Орд долго смотрел на гладкую, ничем не украшенную дверь. Он помнил предупреждения о солитозе, болезни одиночества, но свое состояние считал относительно неплохим. Он по-прежнему знал правду, возможно, в этом все и дело. После столь долгого времени он, к счастью, еще не верил в то, чего не было. Например…
Он поднялся и прошел в машинный зал. Среди прочего, это помещение предоставляло полную картину всего происходящего на станции. Он мог сидеть перед циферблатами и переключателями и проверять все — от наружной температуры до давления воздуха в самом дальнем складе.
Он ясно видел, например, что температура в комнате Уны была сейчас минус 110° по Цельсию. Много выше абсолютного нуля, конечно — однако зверский холод для жилого помещения. Более того, давление воздуха было всего восемь фунтов.
Иными словами, хотя он видел, как Уна входит в эту комнату, и может увидеть, как она оттуда выходит, Уны там нет. Дверь не открывалась.
Уна не существует.
Знание этого было очень серьезным фактором. Он давно боялся того времени, когда перестанет осознавать такие вещи. Да и сейчас его иногда охватывали приступы страха.
Однако же если он доведет давление в этой комнате до нормы, поднимет температуру и затем войдет, он увидит Уну, спящую в постели. Если он прикоснется к ней, она будет вполне реальной. Если он ударит ее ладонью по щеке, рука ощутит боль, а Уна проснется возмущенная. Если он пырнет ее ножом, ома умрет, и ему придется хоронить ее в космосе.
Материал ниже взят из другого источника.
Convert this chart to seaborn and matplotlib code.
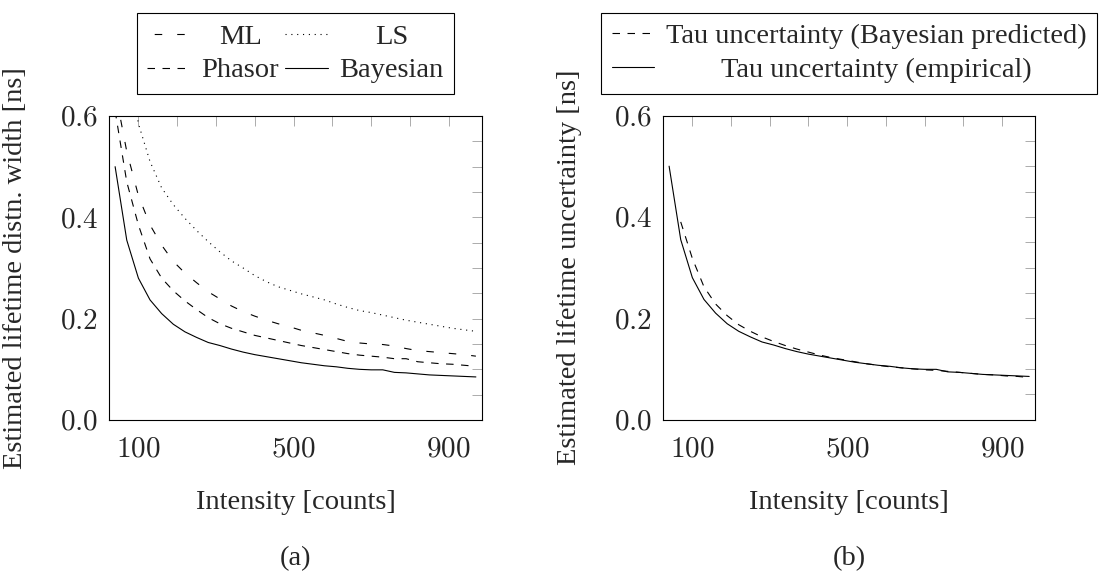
import matplotlib
matplotlib.use("Agg")
import matplotlib.pyplot as plt
import seaborn as sns
from matplotlib.ticker import FixedLocator, MultipleLocator, FuncFormatter

# ---------------- data ----------------
intensity = [40, 70, 100, 130, 160, 190, 220, 250, 280, 310, 340, 370, 400, 430, 460, 490,
             520, 550, 580, 610, 640, 670, 700, 730, 760, 790, 820, 850, 880, 910, 940, 970]

ml = [0.65, 0.53, 0.443, 0.385, 0.345, 0.313, 0.29, 0.271, 0.253, 0.239, 0.225, 0.214, 0.205, 0.197,
      0.190, 0.184, 0.177, 0.172, 0.167, 0.161, 0.155, 0.152, 0.150, 0.149, 0.146, 0.141, 0.137,
      0.135, 0.133, 0.131, 0.129, 0.126]
ls = [0.95, 0.73, 0.585, 0.51, 0.458, 0.425, 0.398, 0.374, 0.352, 0.332, 0.314, 0.30, 0.285, 0.273,
      0.263, 0.256, 0.249, 0.243, 0.237, 0.229, 0.222, 0.216, 0.212, 0.207, 0.202, 0.197, 0.193,
      0.189, 0.185, 0.181, 0.178, 0.175]
phasor = [0.61, 0.47, 0.385, 0.318, 0.28, 0.255, 0.235, 0.218, 0.202, 0.190, 0.181, 0.174, 0.167,
          0.162, 0.157, 0.152, 0.147, 0.143, 0.139, 0.135, 0.131, 0.128, 0.126, 0.124, 0.121, 0.121,
          0.115, 0.113, 0.111, 0.110, 0.108, 0.106]
bayesian = [0.50, 0.355, 0.28, 0.237, 0.21, 0.189, 0.174, 0.163, 0.153, 0.147, 0.140, 0.134, 0.129,
            0.125, 0.121, 0.117, 0.113, 0.110, 0.107, 0.105, 0.102, 0.100, 0.099, 0.099, 0.094,
            0.093, 0.091, 0.089, 0.088, 0.087, 0.086, 0.085]

intensity_pred = [70, 100, 130, 160, 190, 220, 250, 280, 310, 340, 370, 400, 430, 460, 490,
                  520, 550, 580, 610, 640, 670, 700, 730, 760, 790, 820, 850, 880, 910, 940, 970]
tau_predicted = [0.39, 0.318, 0.262, 0.228, 0.205, 0.187, 0.174, 0.163, 0.154, 0.146, 0.139, 0.133,
                 0.127, 0.122, 0.118, 0.114, 0.110, 0.107, 0.104, 0.102, 0.100, 0.098, 0.097,
                 0.095, 0.093, 0.091, 0.089, 0.088, 0.086, 0.085, 0.083]
tau_empirical = [0.50, 0.355, 0.28, 0.237, 0.21, 0.189, 0.174, 0.163, 0.153, 0.147, 0.140, 0.134,
                 0.129, 0.125, 0.121, 0.117, 0.113, 0.110, 0.107, 0.105, 0.102, 0.100, 0.099,
                 0.099, 0.094, 0.093, 0.091, 0.089, 0.088, 0.087, 0.086, 0.085]

x_tick_values = [100, 500, 900]
y_tick_values = [0.0, 0.2, 0.4, 0.6]

left_labels = ["ML", "LS", "Phasor", "Bayesian"]
right_labels = ["Tau uncertainty (Bayesian predicted)", "Tau uncertainty (empirical)"]
x_label = "Intensity [counts]"
y_label_a = "Estimated lifetime distn. width [ns]"
y_label_b = "Estimated lifetime uncertainty [ns]"
sub_labels = ["(a)", "(b)"]

# ---------------- style ----------------
sns.set_style("white")
plt.rcParams["font.family"] = ["Liberation Serif", "DejaVu Serif"]
plt.rcParams["mathtext.fontset"] = "cm"
plt.rcParams["lines.scale_dashes"] = False

FS = 20.5
TFS = 21
LW = 0.8
DASHED = (0, (5.4, 5.4))
LOOSE = (11.0, (5.4, 10.8))
DOTTED = (0, (0.8, 3.4))

W, H = 1099, 574
fig = plt.figure(figsize=(W / 100, H / 100), dpi=100)
ax1 = fig.add_axes([109.3 / W, (H - 420) / H, 372.4 / W, 304 / H])
ax2 = fig.add_axes([663.3 / W, (H - 419.5) / H, 371.7 / W, 304 / H])

# ---------------- left panel ----------------
sns.lineplot(x=intensity, y=ml, ax=ax1, color="black", linewidth=LW, linestyle=LOOSE)
sns.lineplot(x=intensity, y=ls, ax=ax1, color="black", linewidth=LW, linestyle=DOTTED)
sns.lineplot(x=intensity, y=phasor, ax=ax1, color="black", linewidth=LW, linestyle=DASHED)
sns.lineplot(x=intensity, y=bayesian, ax=ax1, color="black", linewidth=LW, linestyle="-")
l_ml, l_ls, l_ph, l_ba = ax1.lines[:4]

# ---------------- right panel ----------------
sns.lineplot(x=intensity_pred, y=tau_predicted, ax=ax2, color="black", linewidth=LW, linestyle=DASHED)
sns.lineplot(x=intensity, y=tau_empirical, ax=ax2, color="black", linewidth=LW, linestyle="-")
r_pr, r_em = ax2.lines[:2]


def style_axes(ax, ylabel, sub):
    ax.set_xlim(25, 985)
    ax.set_ylim(0, 0.6)
    ax.xaxis.set_major_locator(FixedLocator(x_tick_values))
    ax.xaxis.set_minor_locator(MultipleLocator(100))
    ax.yaxis.set_major_locator(FixedLocator(y_tick_values))
    ax.yaxis.set_minor_locator(MultipleLocator(0.05))
    ax.xaxis.set_major_formatter(FuncFormatter(lambda v, p: f"${v:.0f}$"))
    ax.yaxis.set_major_formatter(FuncFormatter(lambda v, p: f"${v:.1f}$"))
    ax.tick_params(which="both", direction="in", top=True, right=True, length=7,
                   width=0.5, color="#8c8c8c", labelsize=TFS)
    ax.tick_params(axis="x", which="both", pad=12)
    ax.tick_params(axis="y", which="both", pad=8)
    for s in ax.spines.values():
        s.set_color("black")
        s.set_linewidth(0.8)
    ax.set_xlabel(x_label, fontsize=FS, labelpad=20)
    ax.set_ylabel(ylabel, fontsize=FS, labelpad=23)
    ax.text(0.5, (420 - 559) / 304, sub, transform=ax.transAxes, ha="center",
            va="center", fontsize=FS)


style_axes(ax1, y_label_a, sub_labels[0])
style_axes(ax2, y_label_b, sub_labels[1])

leg_kw = dict(loc="lower center", bbox_to_anchor=(0.5, 1 + 22 / 304), fontsize=FS,
              handlelength=1.5, handletextpad=0.4, columnspacing=0.23, borderpad=0.37,
              labelspacing=0.28, borderaxespad=0, frameon=True, fancybox=False,
              framealpha=1, edgecolor="black")
leg1 = ax1.legend([l_ml, l_ph, l_ls, l_ba],
                  [left_labels[0], left_labels[2], left_labels[1], left_labels[3]],
                  ncol=2, **leg_kw)
leg2 = ax2.legend([r_pr, r_em], right_labels, ncol=1, **leg_kw)
for lg in (leg1, leg2):
    lg.get_frame().set_linewidth(0.8)

# centre the legend texts within their columns (as in the pgfplots original)
fig.canvas.draw()
renderer = fig.canvas.get_renderer()


def center_columns(texts_by_col):
    for col in texts_by_col:
        widths = [t.get_window_extent(renderer).width for t in col]
        mw = max(widths)
        for t, w in zip(col, widths):
            t.set_x((mw - w) / 2)


t1 = leg1.get_texts()
center_columns([[t1[0], t1[1]], [t1[2], t1[3]]])
t2 = leg2.get_texts()
center_columns([[t2[0], t2[1]]])

fig.savefig("out.png", dpi=100)
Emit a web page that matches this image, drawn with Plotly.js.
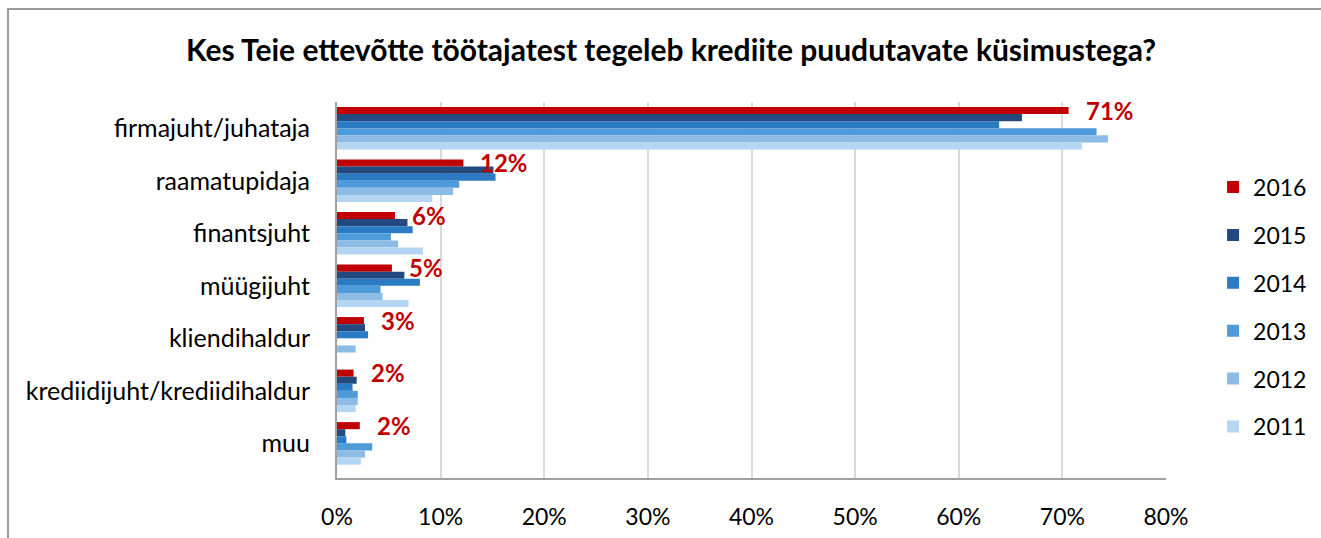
<!DOCTYPE html>
<html>
<head>
<meta charset="utf-8">
<script src="https://cdn.plot.ly/plotly-3.0.1.min.js"></script>
<style>
  html, body { margin: 0; padding: 0; background: #fff; }
  #wrap { position: relative; width: 1321px; height: 538px; overflow: hidden; }
  #chart { position: absolute; left: 0; top: 0; width: 1321px; height: 538px; }
  #frame { position: absolute; left: 7px; top: 8px; width: 1400px; height: 600px;
           border-top: 2px solid #9a9a9a; border-left: 2px solid #9a9a9a; pointer-events: none; }
</style>
</head>
<body>
<div id="wrap">
  <div id="chart"></div>
  <div id="frame"></div>
</div>
<script>
// ---- data ----
const categories = ["firmajuht/juhataja", "raamatupidaja", "finantsjuht", "müügijuht",
                    "kliendihaldur", "krediidijuht/krediidihaldur", "muu"];
const years = ["2016", "2015", "2014", "2013", "2012", "2011"];
const v2016 = [0.706, 0.122, 0.056, 0.053, 0.026, 0.016, 0.022];
const v2015 = [0.661, 0.151, 0.068, 0.065, 0.027, 0.019, 0.008];
const v2014 = [0.639, 0.153, 0.073, 0.080, 0.030, 0.015, 0.009];
const v2013 = [0.733, 0.118, 0.052, 0.042, null,  0.020, 0.034];
const v2012 = [0.744, 0.112, 0.059, 0.044, 0.018, 0.020, 0.027];
const v2011 = [0.719, 0.092, 0.083, 0.069, null,  0.018, 0.023];
const xTicks = [0, 0.1, 0.2, 0.3, 0.4, 0.5, 0.6, 0.7, 0.8];

// ---- styles ----
const colors = ["#C00000", "#234A7E", "#2B7BC4", "#4F9BD9", "#8CBCE6", "#B5D6F3"];
const series = [v2016, v2015, v2014, v2013, v2012, v2011];
const FONT = "Lato, 'Open Sans', sans-serif";

const W = 1321, H = 538;
const M = {l: 337, r: 155, t: 102, b: 60};
const BARGAP = 0.19;
const plotH = H - M.t - M.b;
const slot = plotH / categories.length;
const barW = slot * (1 - BARGAP) / years.length;
const shift2016 = 2.5 * barW; // top bar centre above category centre

const traces = series.map((vals, i) => ({
  type: "bar",
  orientation: "h",
  name: years[i],
  x: vals,
  y: categories,
  legendgroup: years[i],
  marker: {color: colors[i], line: {width: 0}},
  hoverinfo: "x+name"
}));

const annotations = categories.map((c, i) => ({
  x: v2016[i], y: c, xref: "x", yref: "y",
  xanchor: "left", yanchor: "middle",
  xshift: 15, yshift: shift2016,
  showarrow: false,
  text: "<b>" + Math.round(v2016[i] * 100) + "%</b>",
  font: {family: FONT, size: 24, color: "#C00000"}
}));

const layout = {
  width: W, height: H,
  margin: M,
  paper_bgcolor: "rgba(0,0,0,0)",
  plot_bgcolor: "#ffffff",
  font: {family: FONT, size: 25, color: "#000"},
  title: {
    text: "<b>Kes Teie ettevõtte töötajatest tegeleb krediite puudutavate küsimustega?</b>",
    font: {family: FONT, size: 30, color: "#000"},
    x: 0.508, xanchor: "center", xref: "container",
    y: 0.907, yanchor: "middle", yref: "container"
  },
  barmode: "group",
  bargap: BARGAP,
  bargroupgap: 0,
  xaxis: {
    range: [0, 0.8],
    tickvals: xTicks,
    tickformat: ".0%",
    showgrid: true, gridcolor: "#d9d9d9", gridwidth: 2,
    zeroline: false,
    showline: true, linecolor: "#a0a0a0", linewidth: 2,
    ticks: "outside", ticklen: 17, tickcolor: "rgba(0,0,0,0)",
    tickfont: {family: FONT, size: 23, color: "#000"},
    fixedrange: true
  },
  yaxis: {
    autorange: "reversed",
    type: "category",
    showgrid: false, zeroline: false,
    showline: true, linecolor: "#a0a0a0", linewidth: 2,
    ticks: "outside", ticklen: 20, tickcolor: "rgba(0,0,0,0)",
    tickfont: {family: FONT, size: 25, color: "#000"},
    fixedrange: true
  },
  showlegend: true,
  legend: {
    xref: "container", x: 0.9183, xanchor: "left",
    y: 0.831, yanchor: "top",
    traceorder: "grouped",
    tracegroupgap: 15,
    font: {family: FONT, size: 23, color: "#000"},
    bgcolor: "rgba(0,0,0,0)",
    itemclick: false, itemdoubleclick: false
  },
  annotations: annotations
};

Plotly.newPlot("chart", traces, layout, {displayModeBar: false, staticPlot: true});
</script>
</body>
</html>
Все это было реальным — для него.
Он не мог видеть и оценить факты, которые демонстрировали ему шкалы. Хотя он и устал от Уны, он не имел возможности просто сказать ей — исчезни, и она исчезнет. Когда-то ему пришлось позаботиться о корабле, который доставил ее сюда, теперь придется обеспечить другой, который ее увезет.
Солитоз не был чем-то новым, с ним столкнулись вскоре после начала космических путешествий. К сожалению, пока никто не придумал, что с ним делать, разве что устранить условия, из-за которых он возник. Космос — это не просто пустое место, там еще более пусто: нет горизонта, неба, мягкого солнечного света, земли и зелени, домов, нет времени и чувства истории, как отдельно какого-то конкретного человека, так и всей человеческой расы. Хуже всего, что в космосе нет людей. Отшельник может намеренно уйти от цивилизации, но оставьте его одного на необитаемом острове, и у него разовьется психоз. Это, вкратце, и есть солитоз.
Существовала причина, по которой на станции находился человек — он контролировал работу станции — и причина, по которой он всегда жил там один. Двух человек было недостаточно, чтобы они предохраняли друг друга or солитоза. Критическое число составляло около сорока. Но сорок человек на космической станции — это экономически невыгодно. А если меньше сорока, но больше одного, это опасно для всех, ибо при солитозе люди способны на немотивированные убийства.